Visit Lee Bannon’s Bandcamp page at http://leebannon.bandcamp.com.

It’s kind of an unwritten rule: Don’t meet up with a musician too early in the morning, because they’re notorious dawn-worshippers. And Sacramento electronic producer Fred Warmsley, known primarily for his work under the moniker Lee Bannon, is by no means an exception to this rule.

For instance: On a recent Thursday just after 1 p.m., we’re out front his Midtown home. “Hold on a sec,” he says. “I need to grab some breakfast.” He crosses the street and, a couple of minutes later, emerges from a nearby convenience store with a bag of gummy worms and a pack of Orbit gum.

It’s no joke, though. The late-night producer, who often goes to bed when his girlfriend is waking up to go to work, has collaborated with international artists such as Mary Anne Hobbs, Del the Funkee Homosapien, Talib Kweli and Inspectah Deck. He’s legit.

And, while only 24, his beats have quite a loyal following. For instance, after seeing the film Drive recently, he spent his entire New Year’s Eve making an 11-song “soundtrack to an imaginary movie.”

Then, on January 2, he put the album, called Gnarlon Bando’s Midnight Noir, on Bandcamp—and within a week he’d earned some $2,500 in downloads.

Needless to say, Warmsley no longer has to work a day job.

His living room on this Thursday speaks to this single-minded fervor for production. A three-seater couch rests in front of a coffee table with a bike frame waiting to be spray-painted on top. The couch faces a work station: a desk, covered with gadgets and an Akai board and lots of yellow Post-it notes, a computer monitor towering over it—and then another flat-screen TV above the monitor. The studio desk is the main event. It’s the No. 1 focus.

Sitting at his desk, he plays songs and tracks for me from upcoming releases. This month, an album, Fantastic Plastic, drops on Plug Research. It’s an experimental hip-hop full length with cameos by Del, and locals such as Poor from Tribe of Levi and even Downtown James Brown.

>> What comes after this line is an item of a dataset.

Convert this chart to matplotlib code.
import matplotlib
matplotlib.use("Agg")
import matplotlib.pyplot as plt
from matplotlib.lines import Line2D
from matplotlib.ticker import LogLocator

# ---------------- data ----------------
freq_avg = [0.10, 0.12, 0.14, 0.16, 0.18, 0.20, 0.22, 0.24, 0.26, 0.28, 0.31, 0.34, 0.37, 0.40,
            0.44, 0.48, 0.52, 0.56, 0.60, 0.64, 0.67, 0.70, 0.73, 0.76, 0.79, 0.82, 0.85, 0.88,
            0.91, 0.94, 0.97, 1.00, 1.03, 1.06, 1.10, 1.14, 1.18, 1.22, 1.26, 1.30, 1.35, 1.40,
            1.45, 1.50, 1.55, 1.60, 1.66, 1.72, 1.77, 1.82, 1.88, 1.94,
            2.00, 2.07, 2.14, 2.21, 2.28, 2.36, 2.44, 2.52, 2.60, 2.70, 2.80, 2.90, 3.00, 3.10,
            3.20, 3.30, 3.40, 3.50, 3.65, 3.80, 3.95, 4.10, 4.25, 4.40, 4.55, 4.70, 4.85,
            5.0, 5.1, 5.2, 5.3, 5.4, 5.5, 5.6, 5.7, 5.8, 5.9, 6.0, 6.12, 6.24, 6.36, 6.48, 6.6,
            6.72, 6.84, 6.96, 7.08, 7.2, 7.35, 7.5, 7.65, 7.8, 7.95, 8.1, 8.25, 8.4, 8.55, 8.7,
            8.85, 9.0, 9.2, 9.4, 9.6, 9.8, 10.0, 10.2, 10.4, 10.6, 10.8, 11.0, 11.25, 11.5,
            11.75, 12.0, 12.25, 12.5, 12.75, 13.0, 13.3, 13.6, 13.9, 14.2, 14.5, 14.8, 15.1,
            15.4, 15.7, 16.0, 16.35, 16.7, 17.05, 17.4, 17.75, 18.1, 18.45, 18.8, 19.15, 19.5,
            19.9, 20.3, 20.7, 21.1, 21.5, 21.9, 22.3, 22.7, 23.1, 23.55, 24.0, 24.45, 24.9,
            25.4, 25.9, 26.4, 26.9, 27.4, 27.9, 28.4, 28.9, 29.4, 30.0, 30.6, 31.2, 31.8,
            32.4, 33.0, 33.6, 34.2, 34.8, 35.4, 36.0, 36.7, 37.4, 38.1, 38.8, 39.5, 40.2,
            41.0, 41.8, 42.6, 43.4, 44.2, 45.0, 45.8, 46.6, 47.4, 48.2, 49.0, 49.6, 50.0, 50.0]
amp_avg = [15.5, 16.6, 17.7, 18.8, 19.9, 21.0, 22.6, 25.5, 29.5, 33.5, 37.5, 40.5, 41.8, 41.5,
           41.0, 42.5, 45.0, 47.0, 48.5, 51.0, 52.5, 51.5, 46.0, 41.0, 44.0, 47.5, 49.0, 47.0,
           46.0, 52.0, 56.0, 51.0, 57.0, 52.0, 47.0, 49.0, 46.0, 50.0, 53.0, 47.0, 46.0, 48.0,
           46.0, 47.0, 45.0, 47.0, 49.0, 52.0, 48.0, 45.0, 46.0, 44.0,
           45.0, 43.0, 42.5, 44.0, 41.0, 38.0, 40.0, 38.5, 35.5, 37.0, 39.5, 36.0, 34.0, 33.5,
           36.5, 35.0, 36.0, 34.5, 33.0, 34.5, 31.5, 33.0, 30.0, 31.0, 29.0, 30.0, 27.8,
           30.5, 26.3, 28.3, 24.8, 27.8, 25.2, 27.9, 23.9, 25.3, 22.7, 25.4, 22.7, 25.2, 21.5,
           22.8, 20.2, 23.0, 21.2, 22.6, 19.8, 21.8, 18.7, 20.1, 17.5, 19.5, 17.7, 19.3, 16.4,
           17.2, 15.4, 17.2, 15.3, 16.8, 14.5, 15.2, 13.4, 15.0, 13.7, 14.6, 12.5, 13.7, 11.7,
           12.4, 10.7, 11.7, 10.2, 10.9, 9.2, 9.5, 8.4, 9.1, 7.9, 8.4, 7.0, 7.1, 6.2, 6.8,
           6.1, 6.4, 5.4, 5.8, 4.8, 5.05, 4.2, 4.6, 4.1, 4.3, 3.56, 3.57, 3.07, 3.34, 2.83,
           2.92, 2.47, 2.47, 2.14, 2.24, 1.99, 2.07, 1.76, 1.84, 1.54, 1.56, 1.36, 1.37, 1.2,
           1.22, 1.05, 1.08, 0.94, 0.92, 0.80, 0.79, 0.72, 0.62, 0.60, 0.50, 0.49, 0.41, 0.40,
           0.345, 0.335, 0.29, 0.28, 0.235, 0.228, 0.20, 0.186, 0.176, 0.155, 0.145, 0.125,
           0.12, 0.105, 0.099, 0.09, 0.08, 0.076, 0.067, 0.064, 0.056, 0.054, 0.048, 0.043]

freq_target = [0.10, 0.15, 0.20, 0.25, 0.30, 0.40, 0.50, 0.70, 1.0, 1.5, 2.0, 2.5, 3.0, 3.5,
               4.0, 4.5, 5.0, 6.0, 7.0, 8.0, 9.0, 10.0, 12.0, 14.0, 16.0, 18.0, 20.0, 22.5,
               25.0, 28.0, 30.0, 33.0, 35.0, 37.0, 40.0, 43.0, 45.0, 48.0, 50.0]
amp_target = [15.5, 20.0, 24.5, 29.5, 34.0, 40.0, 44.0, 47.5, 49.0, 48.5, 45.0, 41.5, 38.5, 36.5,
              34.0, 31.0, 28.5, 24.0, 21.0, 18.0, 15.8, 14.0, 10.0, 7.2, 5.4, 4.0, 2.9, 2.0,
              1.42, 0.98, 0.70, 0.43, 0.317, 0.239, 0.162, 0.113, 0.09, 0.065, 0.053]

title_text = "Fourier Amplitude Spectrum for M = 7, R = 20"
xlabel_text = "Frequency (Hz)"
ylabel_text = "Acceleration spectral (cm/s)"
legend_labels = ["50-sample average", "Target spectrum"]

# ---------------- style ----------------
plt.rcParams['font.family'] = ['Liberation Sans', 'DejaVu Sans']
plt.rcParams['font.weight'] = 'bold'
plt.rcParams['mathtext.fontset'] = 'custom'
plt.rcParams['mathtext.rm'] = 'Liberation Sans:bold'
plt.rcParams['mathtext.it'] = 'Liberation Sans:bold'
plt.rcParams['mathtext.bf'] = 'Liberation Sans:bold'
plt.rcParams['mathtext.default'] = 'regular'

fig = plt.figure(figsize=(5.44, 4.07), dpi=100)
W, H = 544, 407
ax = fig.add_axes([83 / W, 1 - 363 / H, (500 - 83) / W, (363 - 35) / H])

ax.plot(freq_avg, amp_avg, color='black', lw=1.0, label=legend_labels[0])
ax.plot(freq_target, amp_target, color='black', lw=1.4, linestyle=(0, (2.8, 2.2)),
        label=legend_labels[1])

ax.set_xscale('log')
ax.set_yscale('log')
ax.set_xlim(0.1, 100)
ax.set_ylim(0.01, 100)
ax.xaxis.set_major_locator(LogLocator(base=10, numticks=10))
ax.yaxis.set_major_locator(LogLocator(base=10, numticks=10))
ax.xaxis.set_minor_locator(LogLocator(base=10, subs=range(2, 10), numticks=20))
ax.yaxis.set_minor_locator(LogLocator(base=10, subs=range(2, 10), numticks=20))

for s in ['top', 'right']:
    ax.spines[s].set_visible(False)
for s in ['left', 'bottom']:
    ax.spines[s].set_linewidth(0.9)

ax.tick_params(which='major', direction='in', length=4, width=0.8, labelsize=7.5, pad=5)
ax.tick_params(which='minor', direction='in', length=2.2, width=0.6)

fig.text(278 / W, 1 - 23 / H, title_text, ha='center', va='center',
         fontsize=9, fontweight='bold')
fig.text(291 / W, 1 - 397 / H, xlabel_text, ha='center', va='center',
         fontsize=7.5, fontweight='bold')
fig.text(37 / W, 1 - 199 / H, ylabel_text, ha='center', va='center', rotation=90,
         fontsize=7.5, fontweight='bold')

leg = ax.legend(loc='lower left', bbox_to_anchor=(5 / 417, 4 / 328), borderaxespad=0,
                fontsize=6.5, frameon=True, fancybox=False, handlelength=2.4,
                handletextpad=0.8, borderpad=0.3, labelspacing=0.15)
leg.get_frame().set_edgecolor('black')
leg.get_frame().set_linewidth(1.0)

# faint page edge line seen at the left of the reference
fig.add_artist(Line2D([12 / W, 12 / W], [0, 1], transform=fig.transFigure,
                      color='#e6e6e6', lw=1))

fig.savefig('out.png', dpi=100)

It’s probably easiest to pigeonhole the album as Madlib-styled production with a penchant for snarky samples and jazzy beats. But Warmsley says that he’s over this “Bannon” hip-hop sound. “I turned this album in to the label a year ago,” he explains. “Hip-hop, to be honest, was what I was into when I was a lot younger.”

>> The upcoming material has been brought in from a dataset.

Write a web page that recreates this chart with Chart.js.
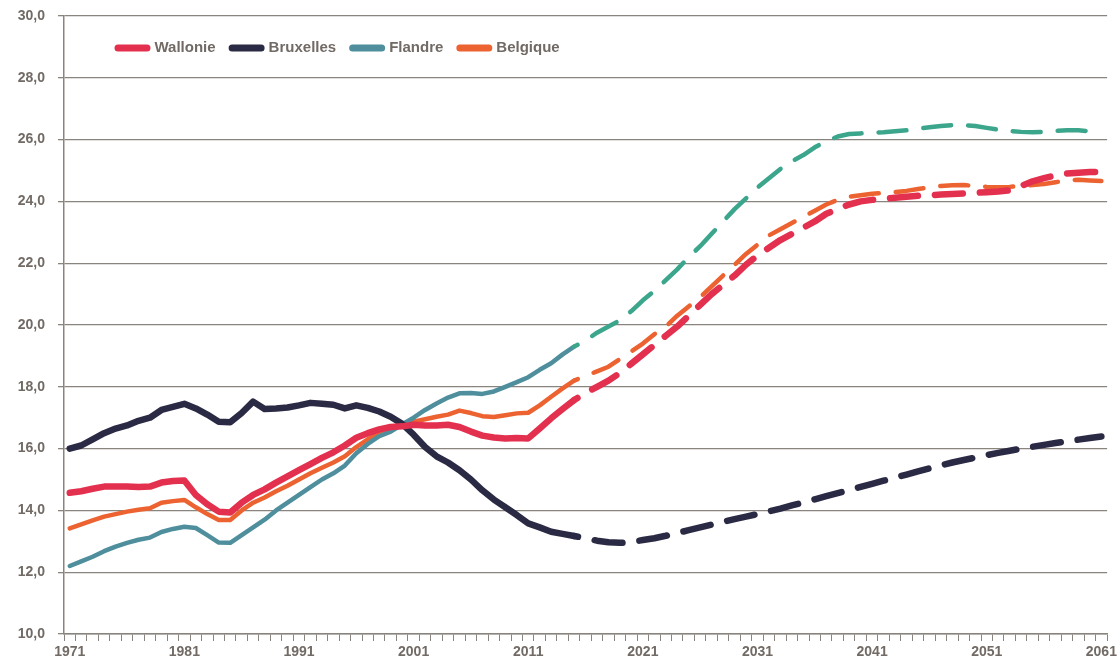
<!DOCTYPE html>
<html>
<head>
<meta charset="utf-8">
<script src="https://cdn.jsdelivr.net/npm/chart.js@4.4.1/dist/chart.umd.min.js"></script>
<style>
  html, body { margin: 0; padding: 0; background: #fff; }
  #wrap { width: 1120px; height: 669px; position: relative; }
</style>
</head>
<body>
<div id="wrap"><canvas id="chart"></canvas></div>
<script>
// années (axe des x)
const years = [
    1971, 1972, 1973, 1974, 1975, 1976, 1977, 1978, 1979, 1980,
    1981, 1982, 1983, 1984, 1985, 1986, 1987, 1988, 1989, 1990,
    1991, 1992, 1993, 1994, 1995, 1996, 1997, 1998, 1999, 2000,
    2001, 2002, 2003, 2004, 2005, 2006, 2007, 2008, 2009, 2010,
    2011, 2012, 2013, 2014, 2015, 2016, 2017, 2018, 2019, 2020,
    2021, 2022, 2023, 2024, 2025, 2026, 2027, 2028, 2029, 2030,
    2031, 2032, 2033, 2034, 2035, 2036, 2037, 2038, 2039, 2040,
    2041, 2042, 2043, 2044, 2045, 2046, 2047, 2048, 2049, 2050,
    2051, 2052, 2053, 2054, 2055, 2056, 2057, 2058, 2059, 2060,
    2061
];

// dernière année observée, ensuite projections (tirets)
const lastObservedYear = 2015;

const wallonie = [
    14.57, 14.62, 14.7, 14.77, 14.77, 14.77, 14.76, 14.77, 14.9, 14.95,
    14.97, 14.5, 14.2, 13.96, 13.93, 14.25, 14.5, 14.68, 14.9, 15.1,
    15.3, 15.5, 15.7, 15.88, 16.1, 16.35, 16.5, 16.62, 16.7, 16.72,
    16.77, 16.75, 16.75, 16.77, 16.7, 16.55, 16.42, 16.36, 16.33, 16.34,
    16.33, 16.65, 16.98, 17.28, 17.57,
    17.8, 18.0, 18.2, 18.45, 18.75, 19.05, 19.35, 19.65, 19.95, 20.3,
    20.65, 21.0, 21.3, 21.6, 21.95, 22.25, 22.5, 22.75, 22.95, 23.15,
    23.35, 23.6, 23.75, 23.9, 24.0, 24.05, 24.08, 24.12, 24.15, 24.18,
    24.2, 24.22, 24.24, 24.26, 24.28, 24.3, 24.32, 24.36, 24.5, 24.65,
    24.75, 24.85, 24.9, 24.93, 24.95, 24.95
];

const bruxelles = [
    16.0, 16.1, 16.3, 16.5, 16.65, 16.75, 16.9, 17.0, 17.25, 17.35,
    17.45, 17.3, 17.1, 16.87, 16.85, 17.15, 17.52, 17.28, 17.3, 17.33,
    17.4, 17.48, 17.45, 17.42, 17.3, 17.4, 17.32, 17.2, 17.03, 16.8,
    16.45, 16.05, 15.75, 15.55, 15.3, 15.0, 14.65, 14.35, 14.1, 13.85,
    13.58, 13.45, 13.31, 13.24, 13.17,
    13.1, 13.02, 12.97, 12.95, 12.98, 13.04, 13.1, 13.18, 13.27, 13.36,
    13.45, 13.54, 13.63, 13.72, 13.8, 13.88, 13.97, 14.06, 14.16, 14.26,
    14.36, 14.46, 14.56, 14.66, 14.76, 14.86, 14.96, 15.06, 15.16, 15.26,
    15.36, 15.46, 15.55, 15.63, 15.71, 15.79, 15.86, 15.93, 16.0, 16.06,
    16.12, 16.18, 16.24, 16.29, 16.34, 16.39
];

const flandre = [
    12.2, 12.35, 12.5, 12.68, 12.83, 12.95, 13.05, 13.12, 13.3, 13.4,
    13.47, 13.43, 13.2, 12.96, 12.95, 13.2, 13.45, 13.7, 14.0, 14.25,
    14.5, 14.75, 15.0, 15.2, 15.45, 15.85, 16.15, 16.4, 16.55, 16.78,
    17.0, 17.25, 17.46, 17.65, 17.79, 17.8, 17.77, 17.85, 18.0, 18.15,
    18.31, 18.55, 18.76, 19.05, 19.3,
    19.5, 19.75, 19.95, 20.15, 20.45, 20.8, 21.1, 21.45, 21.8, 22.2,
    22.55, 22.95, 23.35, 23.75, 24.1, 24.45, 24.75, 25.05, 25.3, 25.5,
    25.75, 25.95, 26.1, 26.18, 26.2, 26.22, 26.24, 26.27, 26.3, 26.35,
    26.4, 26.44, 26.47, 26.47, 26.44, 26.38, 26.32, 26.28, 26.25, 26.24,
    26.25, 26.28, 26.3, 26.3, 26.27, 26.22
];

const belgique = [
    13.42, 13.55, 13.68, 13.8, 13.88, 13.96, 14.02, 14.07, 14.25, 14.3,
    14.34, 14.1, 13.88, 13.69, 13.69, 14.0, 14.25, 14.42, 14.62, 14.8,
    15.0, 15.2, 15.38, 15.55, 15.75, 16.05, 16.3, 16.5, 16.65, 16.77,
    16.87, 16.95, 17.03, 17.1, 17.23, 17.15, 17.05, 17.02, 17.08, 17.14,
    17.16, 17.4, 17.68, 17.95, 18.2,
    18.35, 18.5, 18.65, 18.9, 19.15, 19.4, 19.7, 19.95, 20.3, 20.6,
    20.9, 21.25, 21.6, 21.95, 22.3, 22.6, 22.9, 23.1, 23.3, 23.5,
    23.7, 23.9, 24.05, 24.15, 24.2, 24.25, 24.27, 24.3, 24.34, 24.4,
    24.45, 24.5, 24.52, 24.53, 24.5, 24.47, 24.46, 24.47, 24.5, 24.53,
    24.56, 24.62, 24.68, 24.7, 24.68, 24.66
];

const grey = '#8a847f';
const textGrey = '#716a65';
const font = 'Liberation Sans, Arial, sans-serif';
const lastIdx = years.indexOf(lastObservedYear);

// tirets pour la partie projetée
const dashAfter = (ctx) => ctx.p0DataIndex >= lastIdx ? [28, 17] : undefined;

const makeSet = (label, data, color, width, projColor) => ({
    label: label,
    data: data,
    borderColor: color,
    borderWidth: width,
    borderCapStyle: 'round',
    borderJoinStyle: 'round',
    borderDashOffset: 24,
    pointRadius: 0,
    pointHoverRadius: 0,
    fill: false,
    tension: 0,
    segment: {
        borderDash: dashAfter,
        borderColor: projColor ? (ctx) => ctx.p0DataIndex >= lastIdx ? projColor : undefined : undefined
    }
});

// légende dessinée dans la zone du graphique
const innerLegend = {
    id: 'innerLegend',
    afterDraw(chart) {
        const c = chart.ctx;
        let x = chart.chartArea.left + 54;
        const y = 48;
        c.save();
        c.font = 'bold 15px ' + font;
        c.textBaseline = 'middle';
        chart.data.datasets.forEach(ds => {
            c.strokeStyle = ds.borderColor;
            c.lineWidth = 7;
            c.lineCap = 'round';
            c.beginPath();
            c.moveTo(x, y);
            c.lineTo(x + 29, y);
            c.stroke();
            x += 29 + 3.5 + 4;
            c.fillStyle = textGrey;
            c.fillText(ds.label, x, y);
            x += c.measureText(ds.label).width + 13 + 3.5;
        });
        c.restore();
    }
};

new Chart(document.getElementById('chart'), {
    type: 'line',
    data: {
        labels: years,
        datasets: [
            makeSet('Wallonie', wallonie, '#e3304f', 6.5),
            makeSet('Bruxelles', bruxelles, '#2b2a45', 6.5),
            makeSet('Flandre', flandre, '#4f8f9d', 4.5, '#3ca68c'),
            makeSet('Belgique', belgique, '#ec6331', 4.5)
        ]
    },
    options: {
        responsive: true,
        maintainAspectRatio: false,
        animation: false,
        layout: { padding: { top: 16, right: 10, left: 0, bottom: 0 } },
        plugins: {
            legend: { display: false },
            tooltip: { enabled: false }
        },
        scales: {
            x: {
                type: 'category',
                offset: true,
                afterFit: (s) => { s.height = 35; },
                grid: {
                    offset: true,
                    drawOnChartArea: false,
                    drawTicks: true,
                    tickLength: 7,
                    color: grey,
                    lineWidth: 1
                },
                border: { display: true, color: grey, width: 1.5 },
                ticks: {
                    autoSkip: false,
                    maxRotation: 0,
                    minRotation: 0,
                    padding: 3,
                    color: textGrey,
                    font: { family: font, size: 14, weight: 'bold' },
                    callback: function (v, i) {
                        const yr = years[i];
                        return (yr - 1971) % 10 === 0 ? String(yr) : '';
                    }
                }
            },
            y: {
                min: 10,
                max: 30,
                afterFit: (s) => { s.width = 64; s.paddingTop = 0; s.paddingBottom = 0; },
                grid: {
                    color: grey,
                    lineWidth: 1.3,
                    drawTicks: true,
                    tickLength: 6
                },
                border: { display: true, color: grey, width: 1.5 },
                ticks: {
                    stepSize: 2,
                    padding: 13,
                    color: textGrey,
                    font: { family: font, size: 14, weight: 'bold' },
                    callback: (v) => v.toFixed(1).replace('.', ',')
                }
            }
        }
    },
    plugins: [innerLegend]
});
</script>
</body>
</html>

Indeed, he gets more fired up when sharing new work, such as First Person Shootr. It’s wildly gloomy, experimental electronic music that features his own vocals and sounds like down-tempo R&B ’80s tunes, but from the mind of a man who sees more darkness than daylight.

But the sounds addict—even the single “Punch Struck” recently premiered by Urban Outfitters’ website.

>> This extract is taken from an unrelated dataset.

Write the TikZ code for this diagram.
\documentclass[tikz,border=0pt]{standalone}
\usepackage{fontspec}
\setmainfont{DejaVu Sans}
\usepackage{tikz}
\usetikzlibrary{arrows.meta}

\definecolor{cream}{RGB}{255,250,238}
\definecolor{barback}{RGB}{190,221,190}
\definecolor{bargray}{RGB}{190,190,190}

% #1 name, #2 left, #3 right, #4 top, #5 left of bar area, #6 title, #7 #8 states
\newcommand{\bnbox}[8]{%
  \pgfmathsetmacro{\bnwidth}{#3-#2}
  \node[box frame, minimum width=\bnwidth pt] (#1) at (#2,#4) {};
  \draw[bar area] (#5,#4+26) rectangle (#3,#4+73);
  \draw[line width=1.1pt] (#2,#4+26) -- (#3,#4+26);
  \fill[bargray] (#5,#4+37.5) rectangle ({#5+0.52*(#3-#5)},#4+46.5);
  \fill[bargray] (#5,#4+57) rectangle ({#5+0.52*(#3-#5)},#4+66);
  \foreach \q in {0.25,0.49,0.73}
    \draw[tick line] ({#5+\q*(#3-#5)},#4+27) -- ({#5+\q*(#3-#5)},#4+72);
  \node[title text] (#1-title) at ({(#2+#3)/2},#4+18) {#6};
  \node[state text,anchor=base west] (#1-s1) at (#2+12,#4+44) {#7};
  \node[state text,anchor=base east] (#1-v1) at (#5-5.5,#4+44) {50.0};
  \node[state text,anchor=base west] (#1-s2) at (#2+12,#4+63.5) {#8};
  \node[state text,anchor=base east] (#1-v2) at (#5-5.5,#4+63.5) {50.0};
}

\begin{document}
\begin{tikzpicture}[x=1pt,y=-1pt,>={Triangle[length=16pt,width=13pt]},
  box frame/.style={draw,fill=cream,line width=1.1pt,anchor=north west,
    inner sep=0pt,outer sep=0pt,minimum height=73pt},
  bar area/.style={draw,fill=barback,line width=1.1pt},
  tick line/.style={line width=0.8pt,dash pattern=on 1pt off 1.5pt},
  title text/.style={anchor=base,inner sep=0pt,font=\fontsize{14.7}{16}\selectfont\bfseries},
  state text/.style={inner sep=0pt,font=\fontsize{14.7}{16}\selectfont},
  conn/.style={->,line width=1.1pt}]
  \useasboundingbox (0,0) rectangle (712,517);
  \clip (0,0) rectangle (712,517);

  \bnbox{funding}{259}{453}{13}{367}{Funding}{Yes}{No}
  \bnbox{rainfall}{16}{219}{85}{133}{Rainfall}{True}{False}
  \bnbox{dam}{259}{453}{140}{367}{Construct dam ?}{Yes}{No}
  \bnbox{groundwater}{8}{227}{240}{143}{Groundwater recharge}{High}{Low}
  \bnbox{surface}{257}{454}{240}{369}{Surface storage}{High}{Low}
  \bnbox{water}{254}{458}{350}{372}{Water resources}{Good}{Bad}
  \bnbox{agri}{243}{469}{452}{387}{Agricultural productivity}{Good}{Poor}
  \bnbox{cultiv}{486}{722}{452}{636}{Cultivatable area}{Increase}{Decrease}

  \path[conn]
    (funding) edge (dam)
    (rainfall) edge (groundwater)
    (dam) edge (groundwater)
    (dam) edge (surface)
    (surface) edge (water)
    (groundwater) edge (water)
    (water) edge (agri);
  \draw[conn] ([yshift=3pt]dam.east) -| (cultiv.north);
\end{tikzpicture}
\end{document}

Warmsley says part of what he’s just trying to do with new work is capture the spirit of R&B groups such as Deele and the System, for instance, but at the same time “removing the cheese” and taking them to a different, more abstract place.

To show what he means, he plays the YouTube video for Deele’s “Two Occasions.” He calls the song inspiring. “My mom had a Camaro, and this is what she’d listen to,” he explains. And you can see the influence on First Person Shootr. And it’s a groove that other locals can vibe with.

“[He’s] a talented producer, for sure,” says DJ Whores, who’s invited Warmsley to perform at his various dance nights. “He has the uncanny natural ability to chop up obscure vocal samples, melodies and drums.”

“Basically, the boy has soul. He’s definitely no flash in the pan.”

Videographer Sean Stout, who’s currently finalizing a debut video for First Person Shootr, agrees. “[He’s] is one of those true spastic artists whose mind seems to work faster than ideas can be expressed,” Stout says. “I’ll get sent an ambient, borderline noise track one day, then the next day some hip-hop banger with C-Plus spitting on it, then the next day a soundscape for a short-film idea he has had.

“It’s inspiring, yet sort of hard to keep up with—I mean that in the best possible way.”

Warmsley says it’s simple. He shows me a work of art, a mixed-use painting he created, and says his inspiration is quick.

“I just look for the color that I’m feeling,” he says. And then he just goes, goes, goes.